Main sensorimotor dijelaskan oleh Jean Piaget dan Sara Smilansky (1968) yang menyatakan bahwa anak usia dini belajar melalui kegiatan bermain dengan menggunakan panca indranya dan melalui hubungan fisik dengan lingkungan mereka. Kebutuhan sensorimotor anak didukung ketika pada mereka disediakan kesempatan untuk berhubungan dengan bermacam-macam bahan dan alat permainan, baik di dalam maupun diluar ruangan. Kegiatan bergerak secara bebas, bermain di halaman, dilantai atau dimeja dengan kursi, menyediakan banyak kesempatan untuk berhubungan dengan banyak tekstur dan berbagai jenis bahan mainan yang berbeda akan mendukung setiap kebutuhan perkembangan anak. Pengalaman main sensorimotor pada anak usia dini merupakan rangsangan untuk mendukung proses kerja otak dalam mengelola informasi yang didapatkan anak dari lingkungan saat bermain, baik bermain dengan badannya ataupun dengan berbagai benda disekitarnya.

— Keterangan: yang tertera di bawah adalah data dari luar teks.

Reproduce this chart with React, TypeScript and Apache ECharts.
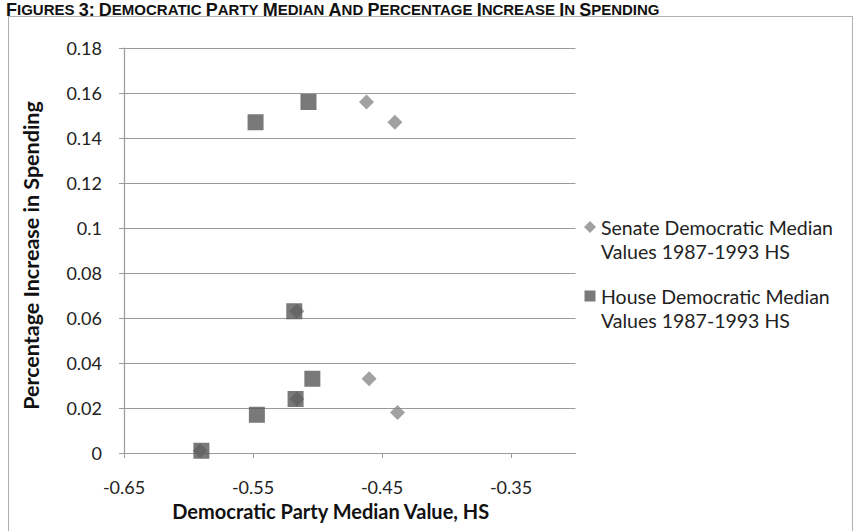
import React, { useEffect, useRef } from "react";
import * as echarts from "echarts";

const senateName = "Senate Democratic Median\nValues 1987-1993 HS";
const houseName = "House Democratic Median\nValues 1987-1993 HS";

const senateX = [-0.462, -0.44, -0.516, -0.46, -0.516, -0.438, -0.591];
const senateY = [0.156, 0.147, 0.063, 0.033, 0.024, 0.018, 0.001];

const houseX = [-0.548, -0.507, -0.518, -0.504, -0.517, -0.547, -0.59];
const houseY = [0.147, 0.156, 0.063, 0.033, 0.024, 0.017, 0.001];

const xAxisTitle = "Democratic Party Median Value, HS";
const yAxisTitle = "Percentage Increase in Spending";
const figureTitle = "FIGURES 3: DEMOCRATIC PARTY MEDIAN AND PERCENTAGE INCREASE IN SPENDING";

const FONT = "Lato";

function smallCaps(s: string): string {
  return s
    .split(" ")
    .map((w) => {
      const first = w.slice(0, w[0] >= "0" && w[0] <= "9" ? 2 : 1);
      const rest = w.slice(first.length);
      return "{b|" + first + "}" + (rest ? "{s|" + rest + "}" : "");
    })
    .join("{s| }");
}

export default function App() {
  const ref = useRef<HTMLDivElement>(null);
  useEffect(() => {
    if (!ref.current) return;
    const chart = echarts.init(ref.current, null, { renderer: "svg" });
    const senateData = senateX.map((x, i) => [x, senateY[i]]);
    const houseData = houseX.map((x, i) => [x, houseY[i]]);
    chart.setOption({
      animation: false,
      backgroundColor: "#ffffff",
      textStyle: { fontFamily: FONT },
      grid: { left: 124, right: 279.5, top: 48, bottom: 78 },
      legend: {
        orient: "vertical",
        left: 579,
        top: 210,
        itemWidth: 12,
        itemHeight: 48,
        itemGap: 21,
        textStyle: { fontFamily: FONT, fontSize: 19.5, color: "#222", lineHeight: 24 },
        data: [
          { name: senateName, icon: "path://M6,6 L12,12 L6,18 L0,12 Z M0,0 L0,0 M12,48 L12,48" },
          { name: houseName, icon: "path://M0.5,6.5 L11.5,6.5 L11.5,17.5 L0.5,17.5 Z M0,0 L0,0 M12,48 L12,48" },
        ],
      },
      xAxis: {
        type: "value",
        min: -0.65,
        max: -0.3,
        interval: 0.1,
        name: xAxisTitle,
        nameLocation: "middle",
        nameGap: 46,
        nameTextStyle: { fontFamily: FONT, fontWeight: "bold", fontSize: 20, color: "#111", padding: [0, 38, 0, 0] },
        axisLine: { show: true, lineStyle: { color: "#9a9a9a", width: 1.2 } },
        axisTick: { show: true, length: 5, lineStyle: { color: "#9a9a9a" } },
        axisLabel: {
          fontFamily: FONT,
          fontSize: 18,
          color: "#222",
          margin: 25,
          showMaxLabel: false,
          formatter: (v: number) => v.toFixed(2),
        },
        splitLine: { show: false },
      },
      yAxis: {
        type: "value",
        min: 0,
        max: 0.18,
        interval: 0.02,
        name: yAxisTitle,
        nameLocation: "middle",
        nameGap: 82,
        nameTextStyle: { fontFamily: FONT, fontWeight: "bold", fontSize: 21.5, color: "#111", padding: [0, 10, 0, 0] },
        axisLine: { show: true, lineStyle: { color: "#9a9a9a", width: 1.2 } },
        axisTick: { show: true, length: 5, lineStyle: { color: "#9a9a9a" } },
        axisLabel: {
          fontFamily: FONT,
          fontSize: 18,
          color: "#222",
          margin: 22,
          formatter: (v: number) => String(parseFloat(v.toFixed(2))),
        },
        splitLine: { show: true, lineStyle: { color: "#9a9a9a", width: 1.2 } },
      },
      series: [
        {
          name: senateName,
          type: "scatter",
          symbol: "diamond",
          symbolSize: 15,
          itemStyle: { color: "#8a8a8a" },
          data: senateData,
          z: 2,
        },
        {
          name: houseName,
          type: "scatter",
          symbol: "rect",
          symbolSize: 16,
          itemStyle: { color: "#585858" },
          data: houseData,
          z: 3,
        },
      ],
      graphic: [
        {
          type: "rect",
          shape: { x: 8.5, y: 16.5, width: 844, height: 530 },
          style: { fill: "none", stroke: "#b0b0b0", lineWidth: 1 },
          silent: true,
        },
        {
          type: "text",
          x: 6,
          y: 0,
          style: {
            text: smallCaps(figureTitle),
            textVerticalAlign: "top",
            textAlign: "left",
            rich: {
              b: { fontFamily: "Liberation Sans", fontWeight: "bold", fontSize: 18, fill: "#111", lineHeight: 19 },
              s: { fontFamily: "Liberation Sans", fontWeight: "bold", fontSize: 15, fill: "#111", lineHeight: 19 },
            },
          },
          silent: true,
        },
      ],
    });
    return () => chart.dispose();
  }, []);
  return (
    <div
      ref={ref}
      style={{ position: "fixed", left: 0, top: 0, width: 855, height: 531 }}
    />
  );
}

Main pembangunan dibahas oleh Jean Piaget (1962), Sara Smilansky (1968), dan Charles and Mary Wolfgang (1992). Jean Piaget menyatakan bahwa kesempatan main pembangunan membantu anak untuk mengembangkan keterampilan yang akan mendukung keberhasilan sekolahnya kelak. Dr. Charles Wolfgang dalam bukunya yang berjudul School for Young Children, menjelaskan suatu tahap yang berkesinambungan dari bahan yang paling cair atau messy seperti air, ke yang paling terstruktur seperti puzzle dan balok. Cat, crayon, spidol, playdough, air, pasir dianggap sebagai bahan main pembangunan sifat cair atau bahan alam. Sedangkan balok unit, leggo, balok berongga, bristle blocks, puzzle dan lainnya yang sejenis yang ditentukan dan mengarahkan bagaimana anak meletakkan bahan-bahan tersebut secara bersama menjadi sebuah karya, dianggap sebagai bahan main pembangunan yang terstruktur. Anak dapat mengekspresikan dalam bahan-bahan ini dengan mengembangkannya dari proses bermain sensorimotor pada usia di bawah tiga tahun ke tahap main simbolik pada anak usia 3 sampai 6 tahun yang dapat terlihat dalam hubungan kerjasama dengan anak lainnya dalam menciptakan karya nyata.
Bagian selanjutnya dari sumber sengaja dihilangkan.